Task directions -> With the images removed, repeat the data below exactly.

····················

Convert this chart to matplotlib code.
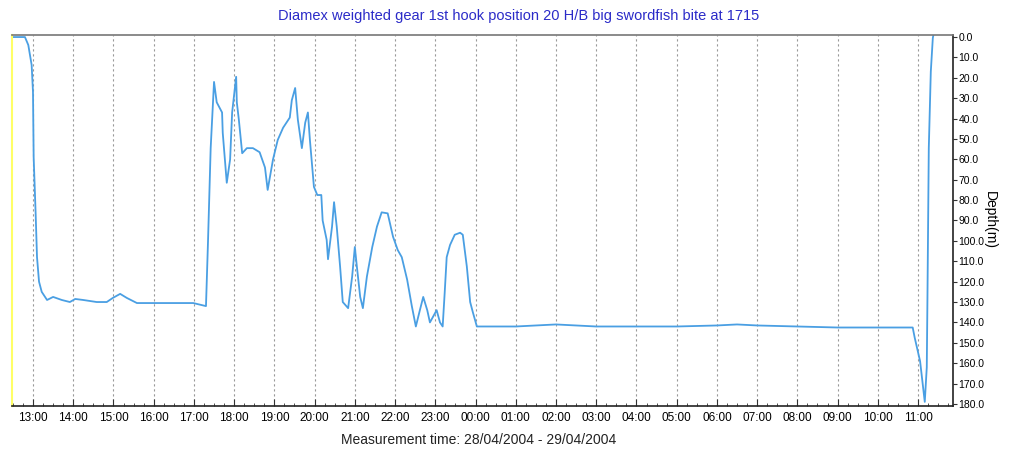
import matplotlib
matplotlib.use("Agg")
import matplotlib.pyplot as plt
import matplotlib.dates as mdates
from matplotlib.ticker import FixedLocator, FormatStrFormatter
from datetime import datetime, timedelta

title = "Diamex weighted gear 1st hook position 20 H/B big swordfish bite at 1715"
xlabel = "Measurement time: 28/04/2004 - 29/04/2004"
ylabel = "Depth(m)"
start_day = "2004-04-28"

times = ["12:30", "12:48", "12:53", "12:58", "13:00", "13:01", "13:04", "13:06", "13:09", "13:13",
         "13:21", "13:30", "13:43", "13:55", "14:03", "14:15", "14:35", "14:50", "14:59", "15:10",
         "15:20", "15:35", "16:20", "16:59", "17:18", "17:21", "17:25", "17:30", "17:34", "17:42",
         "17:43", "17:49", "17:54", "17:57", "18:03", "18:04", "18:07", "18:12", "18:19", "18:28",
         "18:38", "18:46", "18:50", "18:58", "19:05", "19:13", "19:23", "19:26", "19:31", "19:35",
         "19:41", "19:46", "19:50", "19:53", "19:59", "20:04", "20:10", "20:12", "20:18", "20:20",
         "20:26", "20:29", "20:33", "20:38", "20:42", "20:50", "20:56", "21:00", "21:03", "21:08",
         "21:12", "21:18", "21:26", "21:33", "21:40", "21:49", "21:57", "22:04", "22:10", "22:18",
         "22:25", "22:31", "22:37", "22:42", "22:48", "22:52", "22:57", "23:02", "23:07", "23:11",
         "23:14", "23:17", "23:22", "23:29", "23:37", "23:41", "23:47", "23:52", "23:56", "00:02",
         "00:30", "01:00", "01:30", "02:00", "02:30", "03:00", "04:00", "05:00", "06:00", "06:30",
         "07:00", "08:00", "09:00", "10:00", "10:52", "10:55", "11:03", "11:10", "11:13", "11:14",
         "11:16", "11:19", "11:22", "11:24"]
depths = [0, 0, 3.9, 13.7, 27, 59, 87, 108, 120, 125,
          129, 127.5, 129, 130, 128.5, 129, 130, 130, 128, 126,
          128, 130.5, 130.5, 130.5, 132, 100.5, 54.5, 22, 32, 37,
          47, 71.5, 60, 37, 19.5, 32, 40.5, 57, 54.5, 54.5,
          56.5, 64, 75, 60, 50.5, 44.5, 39.5, 31, 25, 40.5,
          54.5, 42, 37, 50.5, 73.5, 77.5, 77.5, 90, 99.5, 109,
          93, 81, 93, 112.5, 130, 133, 117.5, 103, 112.5, 127.5,
          133, 117.5, 103, 93, 86, 86.5, 98, 104.5, 108, 119,
          132, 142, 134, 127.5, 134, 140, 137, 134, 140, 142,
          125.5, 108, 102, 97, 96, 97, 112.5, 130, 135, 142,
          142, 142, 141.5, 141, 141.5, 142, 142, 142, 141.5, 141,
          141.5, 142, 142.5, 142.5, 142.5, 147.5, 159, 179, 162, 128,
          54.5, 17, 0.5, -3]

depth_ticks = [0, 10, 20, 30, 40, 50, 60, 70, 80, 90, 100, 110, 120, 130, 140, 150, 160, 170, 180]

# build datetimes (roll over midnight)
base = datetime.strptime(start_day, "%Y-%m-%d")
xs = []
day = 0
prev = None
for t in times:
    hh, mm = map(int, t.split(":"))
    mins = hh * 60 + mm
    if prev is not None and mins < prev:
        day += 1
    prev = mins
    xs.append(base + timedelta(days=day, minutes=mins))

plt.rcParams['font.family'] = ['Liberation Sans', 'DejaVu Sans']

fig = plt.figure(figsize=(10.17, 4.53), dpi=100)
ax = fig.add_axes([0.0118, 0.1038, 0.9252, 0.8189])

ax.plot(xs, depths, color='#4a9fe3', lw=1.3)

ax.set_xlim(base + timedelta(hours=12, minutes=28.7), base + timedelta(days=1, hours=11, minutes=52))
ax.set_ylim(181, -1)

ax.xaxis.set_major_locator(mdates.HourLocator())
ax.xaxis.set_major_formatter(mdates.DateFormatter("%H:%M"))
ax.xaxis.set_minor_locator(mdates.MinuteLocator(byminute=[15, 30, 45]))
ax.tick_params(axis='x', which='major', direction='in', length=5, labelsize=8.5, pad=4, color='#333333')
ax.tick_params(axis='x', which='minor', direction='in', length=2.5, color='#333333')
ax.grid(axis='x', which='major', linestyle=(0, (2, 2.5)), color='#999999', lw=0.8)

ax.yaxis.tick_right()
ax.yaxis.set_label_position('right')
ax.yaxis.set_major_locator(FixedLocator(depth_ticks))
ax.yaxis.set_major_formatter(FormatStrFormatter('%.1f'))
ax.tick_params(axis='y', direction='out', length=3, labelsize=7.5, pad=1, color='#333333')
ax.set_ylabel(ylabel, rotation=270, fontsize=10, labelpad=9)

for s in ['top', 'bottom', 'right']:
    ax.spines[s].set_color('#222222')
    ax.spines[s].set_linewidth(1.2)
ax.spines['top'].set_color('#777777')
ax.spines['left'].set_color('#ffff66')
ax.spines['left'].set_linewidth(1.5)

fig.text(0.510, 0.965, title, color='#2b2bc8', fontsize=10.5, ha='center', va='center')
fig.text(0.4705, 0.029, xlabel, color='#222222', fontsize=10, ha='center', va='center')

fig.savefig('out.png', dpi=100)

····················

Result for this task ->
Convert this chart to matplotlib code.
import matplotlib
matplotlib.use("Agg")
import matplotlib.pyplot as plt
import matplotlib.dates as mdates
from matplotlib.ticker import FixedLocator, FormatStrFormatter
from datetime import datetime, timedelta

title = "Diamex weighted gear 1st hook position 20 H/B big swordfish bite at 1715"
xlabel = "Measurement time: 28/04/2004 - 29/04/2004"
ylabel = "Depth(m)"
start_day = "2004-04-28"

times = ["12:30", "12:48", "12:53", "12:58", "13:00", "13:01", "13:04", "13:06", "13:09", "13:13",
         "13:21", "13:30", "13:43", "13:55", "14:03", "14:15", "14:35", "14:50", "14:59", "15:10",
         "15:20", "15:35", "16:20", "16:59", "17:18", "17:21", "17:25", "17:30", "17:34", "17:42",
         "17:43", "17:49", "17:54", "17:57", "18:03", "18:04", "18:07", "18:12", "18:19", "18:28",
         "18:38", "18:46", "18:50", "18:58", "19:05", "19:13", "19:23", "19:26", "19:31", "19:35",
         "19:41", "19:46", "19:50", "19:53", "19:59", "20:04", "20:10", "20:12", "20:18", "20:20",
         "20:26", "20:29", "20:33", "20:38", "20:42", "20:50", "20:56", "21:00", "21:03", "21:08",
         "21:12", "21:18", "21:26", "21:33", "21:40", "21:49", "21:57", "22:04", "22:10", "22:18",
         "22:25", "22:31", "22:37", "22:42", "22:48", "22:52", "22:57", "23:02", "23:07", "23:11",
         "23:14", "23:17", "23:22", "23:29", "23:37", "23:41", "23:47", "23:52", "23:56", "00:02",
         "00:30", "01:00", "01:30", "02:00", "02:30", "03:00", "04:00", "05:00", "06:00", "06:30",
         "07:00", "08:00", "09:00", "10:00", "10:52", "10:55", "11:03", "11:10", "11:13", "11:14",
         "11:16", "11:19", "11:22", "11:24"]
depths = [0, 0, 3.9, 13.7, 27, 59, 87, 108, 120, 125,
          129, 127.5, 129, 130, 128.5, 129, 130, 130, 128, 126,
          128, 130.5, 130.5, 130.5, 132, 100.5, 54.5, 22, 32, 37,
          47, 71.5, 60, 37, 19.5, 32, 40.5, 57, 54.5, 54.5,
          56.5, 64, 75, 60, 50.5, 44.5, 39.5, 31, 25, 40.5,
          54.5, 42, 37, 50.5, 73.5, 77.5, 77.5, 90, 99.5, 109,
          93, 81, 93, 112.5, 130, 133, 117.5, 103, 112.5, 127.5,
          133, 117.5, 103, 93, 86, 86.5, 98, 104.5, 108, 119,
          132, 142, 134, 127.5, 134, 140, 137, 134, 140, 142,
          125.5, 108, 102, 97, 96, 97, 112.5, 130, 135, 142,
          142, 142, 141.5, 141, 141.5, 142, 142, 142, 141.5, 141,
          141.5, 142, 142.5, 142.5, 142.5, 147.5, 159, 179, 162, 128,
          54.5, 17, 0.5, -3]

depth_ticks = [0, 10, 20, 30, 40, 50, 60, 70, 80, 90, 100, 110, 120, 130, 140, 150, 160, 170, 180]

# build datetimes (roll over midnight)
base = datetime.strptime(start_day, "%Y-%m-%d")
xs = []
day = 0
prev = None
for t in times:
    hh, mm = map(int, t.split(":"))
    mins = hh * 60 + mm
    if prev is not None and mins < prev:
        day += 1
    prev = mins
    xs.append(base + timedelta(days=day, minutes=mins))

plt.rcParams['font.family'] = ['Liberation Sans', 'DejaVu Sans']

fig = plt.figure(figsize=(10.17, 4.53), dpi=100)
ax = fig.add_axes([0.0118, 0.1038, 0.9252, 0.8189])

ax.plot(xs, depths, color='#4a9fe3', lw=1.3)

ax.set_xlim(base + timedelta(hours=12, minutes=28.7), base + timedelta(days=1, hours=11, minutes=52))
ax.set_ylim(181, -1)

ax.xaxis.set_major_locator(mdates.HourLocator())
ax.xaxis.set_major_formatter(mdates.DateFormatter("%H:%M"))
ax.xaxis.set_minor_locator(mdates.MinuteLocator(byminute=[15, 30, 45]))
ax.tick_params(axis='x', which='major', direction='in', length=5, labelsize=8.5, pad=4, color='#333333')
ax.tick_params(axis='x', which='minor', direction='in', length=2.5, color='#333333')
ax.grid(axis='x', which='major', linestyle=(0, (2, 2.5)), color='#999999', lw=0.8)

ax.yaxis.tick_right()
ax.yaxis.set_label_position('right')
ax.yaxis.set_major_locator(FixedLocator(depth_ticks))
ax.yaxis.set_major_formatter(FormatStrFormatter('%.1f'))
ax.tick_params(axis='y', direction='out', length=3, labelsize=7.5, pad=1, color='#333333')
ax.set_ylabel(ylabel, rotation=270, fontsize=10, labelpad=9)

for s in ['top', 'bottom', 'right']:
    ax.spines[s].set_color('#222222')
    ax.spines[s].set_linewidth(1.2)
ax.spines['top'].set_color('#777777')
ax.spines['left'].set_color('#ffff66')
ax.spines['left'].set_linewidth(1.5)

fig.text(0.510, 0.965, title, color='#2b2bc8', fontsize=10.5, ha='center', va='center')
fig.text(0.4705, 0.029, xlabel, color='#222222', fontsize=10, ha='center', va='center')

fig.savefig('out.png', dpi=100)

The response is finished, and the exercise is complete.